What experiences have you or someone you know had that have assured you that the Lord will be with those who faithfully share His gospel with others?
Invite students to consider what they would say to a friend or family member who was struggling while serving a full-time mission. Ask them to use the principles they have learned in the lesson today and write a short letter of encouragement to that missionary in their class notebooks or scripture study journals. Invite the students to share in the letter what missionaries can do to more faithfully proclaim the gospel and what some of the blessings are that come to those who do so.
After students have had enough time to write their letters, ask a few of them to share what they wrote.
Summarize Doctrine and Covenants 75:15–22 by explaining that the Lord instructed the missionaries to bless the households of those who received them. He also taught them what to do when they were rejected by those with whom they shared the gospel. (You may want to explain that shaking off the dust of the feet as a testimony against those who reject the missionaries and their message is performed only in rare circumstances when the Lord expressly commands it.)

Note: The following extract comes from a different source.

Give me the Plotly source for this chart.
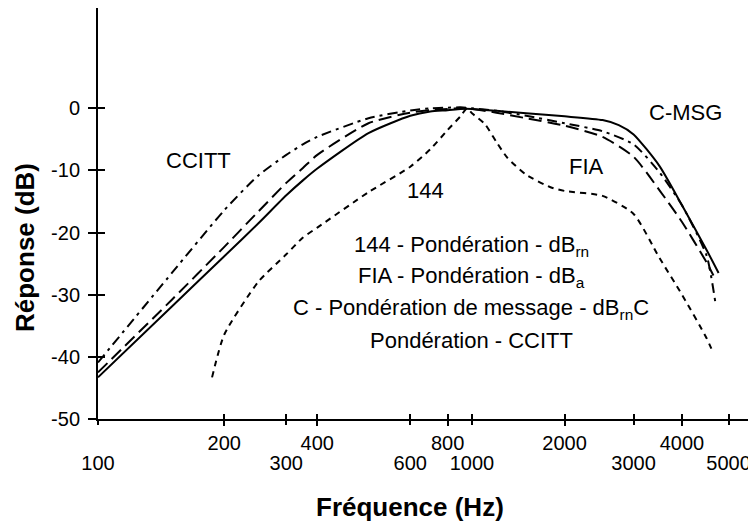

Explain that the second revelation contained in Doctrine and Covenants 75 was given to a different group of elders. Invite a student to read Doctrine and Covenants 75:23 aloud, and ask the class to look for what these elders desired to know.
Explain that in the early years of the Church many men who were called to serve missions had wives and children who depended on them for support. Accepting the call to serve was a great sacrifice for the whole family. A natural concern for many elders would have been what would happen to their families if they accepted a call to preach the gospel far from home.
Invite a student to read Doctrine and Covenants 75:24–28 aloud. Invite the class to look for the Lord’s instructions to the elders who were needed to preach the gospel but had families to care for.
According to verse 24, when a husband and father served a full-time mission, who should help support his family?
In verse 26, what did the Lord direct the elders to do if they were able to find a place where their families would be supported?
In verse 28, what did the Lord say to those whose circumstances would not allow them to leave their families to proclaim the gospel?
Invite a student to read Doctrine and Covenants 75:29 aloud. Ask the class to look for the counsel the Lord gave to all of these men. It may be helpful to explain that an idler is an individual who is unwilling to work.
What phrase in verse 29 could you use to summarize the Lord’s counsel to the elders who were able to serve missions and those who needed to stay home to care for their families? (“Let every man be diligent in all things.” Make sure students understand that this phrase applies to all of us and that the Lord commands us to be diligent in all things.)
What does it mean to “be diligent in all things”? (To be consistent, persistent, attentive, and hardworking.)
Summarize Doctrine and Covenants 75:30–36 by explaining that at the end of this revelation, the Lord assigned more missionary companionships.
Conclude the lesson by inviting students to write what they can do today to be more diligent in their service to the Lord. Invite one or two students to share their thoughts and testimonies of the principles discussed in class today.